If the local message boards are to be believed, this is not a town where people like to do things themselves. I have seen requests for information on 'someone who can come and clean my grill' and 'a company who will install baby gates'. I've also met no fewer than three different women who claim to be professional organisers (aka tidiers).

But TLOML bucks the trend. He likes to do his own dirty work. He cleans his own grill and has been known to install baby gates. (And he has me permanently on staff as an organizing force). So when we decided we needed to start rinsing sand off before entering the house, he installed a shower.
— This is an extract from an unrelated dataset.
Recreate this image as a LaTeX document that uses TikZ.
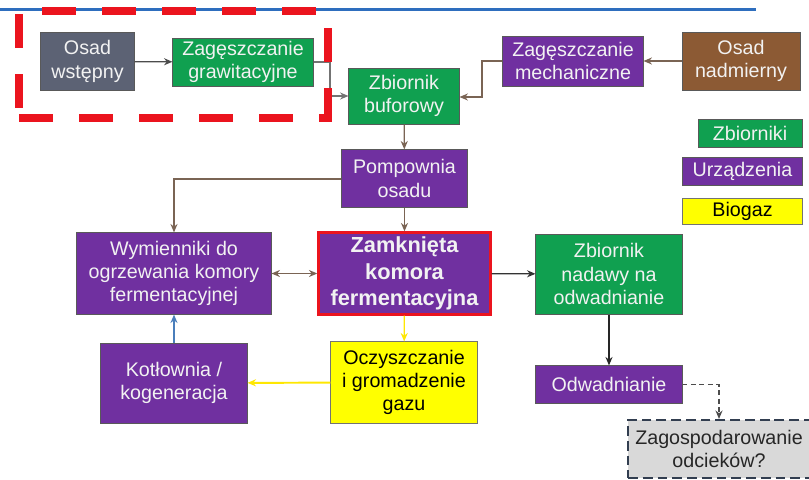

The first shower he installed was from a kit, which made it less impressive. We were hoping the white plastic look would be Skandi-chic, but in reality it just looked a bit ghetto.
So he went back to the hardware store (oh, just realised they dn't call them DIY shops here. Maybe DIY really isn't a thing here at all). He bought various pipes, shower heads, joiners, flashings and the like and constructed an actual, working shower.
Best of all it has a foot wash, which is just the right height for Lady P to rinse her grubby little hands in. I am very proud of him. And very happy about the big reduction in sand in our house.

The problem is now he's getting some big ideas. He wants to personally hack down the massive spikey palm leaves that hover 20 feet above our deck. You know, the ones which are touching the power lines. I'm counselling against. I'm saying that he's made his point, he's very capable, but we can pay a man to tackle that hazardous situation with specialist tools. And I know I can find one on the local message boards.

Thursday, October 8, 2015

Sirens over Hermosa

Every day at noon, a siren goes off over Hermosa. It blares out from the tower at City Hall, and Hermosa being the size of a postage stamp, it's audible across pretty much the whole town.

Although I've lived here for over 18 months it still sometimes catches me by surprise. Like when I'm relaxing on the deck, enjoying the gentle rustle of the breeze in the palms, when suddenly...
video
...strange isn't it? Makes you feel  like you're in a war zone, and maybe under attack. But I scanned the horizon and there were no enemy craft heading our way.

Apparently the siren was originally set up to remind the kids of a 9pm curfew, presumably back in the day when life in Hermosa was like Footloose's Bomont.

Nowadays they just blast it out every day to keep the siren from getting rusty and dusty. So if there is an invasion, from the Pacific, or Redondo Beach, I guess we'll be well prepared.

Monday, October 5, 2015

On the American way of laundry

This is our garage. It includes several fire extinguishers, some old paint, a water heater, various wheeled vehicles, and a washing machine and tumble dryer. This is normal, in America.

It's very much not normal in the UK. There, if you don't have a laundry room, you keep your washing machine in the kitchen. Your tumble dryer? That's what clothes lines, clothes horses and radiators were for.

I think we can all agree that keeping your laundry in the garage (or the kitchen) is not ideal. Ideal - on both sides of the Atlantic - is a laundry room. Or a utility room where the washer/dryer rubs shoulders with a massive chest freezer, mops and brooms.

But failing that, in lots of homes in the US the laundry machines - including your dryer, even in sunny SoCal - set up in the garage. It took me a while to get used to. They're surrounded by dirty things, like cars, bikes and surfboards. But, like so many aspects of American life, it now makes perfect sense to me. Why on earth would you want to take up valuable kitchen cabinet space with something that has nothing to do with cooking and eating? Plus the machines are, of course, massive. They wouldn't fit in most UK kitchens I have known.

Suffice to say, till we buy that mansion with the laundry room, I'm a convert.